Moret, 68, owns three more properties, two of them inexpensive rentals. Her own home, 4,323 square feet of stucco in a gated community, went on the market last year. Price: $1.2 million. Not one showing.

The unoccupied Hacienda home hasn’t drummed up interest either. “But I wouldn’t walk away,” Moret said. “I’d probably kill myself first. My parents brought me up to be responsible. If you owe a debt, you pay it.”

Last year the property tax was about $4,000, so a lower value would make the tax bill more bearable. She hoped the board would reduce the house’s value to $245,000.

‘It just scares me’

“Case 1154!”

Moret gripped the lectern and described her worries in a cigarette-rasped voice. She held up a local newspaper’s business section and read a headline: “Pending sales plunge!”

“It just scares me,” she said, “that the values in 2010 are going to drop even further than they are now.”

“And you’ll probably come back next year when they do drop,” replied board member Jared Shafer. “We’re not dealing with the newspapers.”

“Right.”

“We’re not dealing with the future.
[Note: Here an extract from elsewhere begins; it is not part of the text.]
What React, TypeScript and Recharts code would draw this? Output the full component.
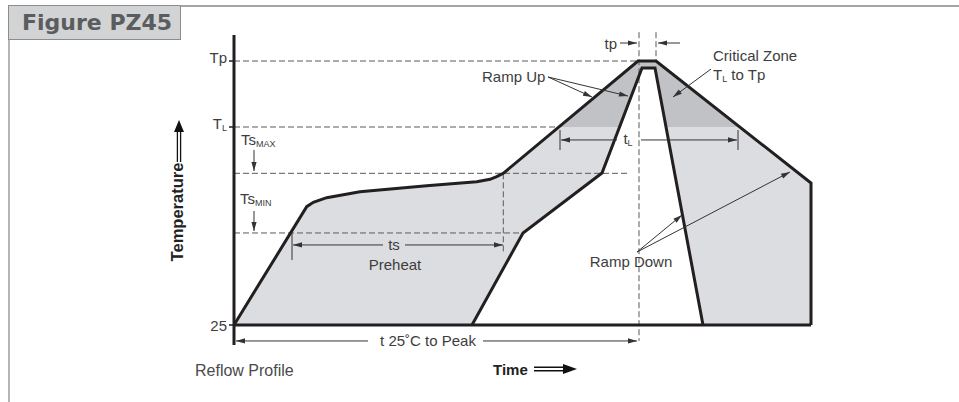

We’re dealing with now and what’s sold since July 1 through today. That’s what sets your value.”

Moret tried again:

“I like to pay my taxes. I can’t sell my house for what it is assessed at. My life savings are in my investment properties and my current home. I am going to have to wait out the market and see what it does.”

It’s unclear whether the speech moved the board members, but they quickly -- and unanimously -- approved cutting the Hacienda home’s value, to about $322,000.

That day, Moret was one of the few property owners who walked away pleased.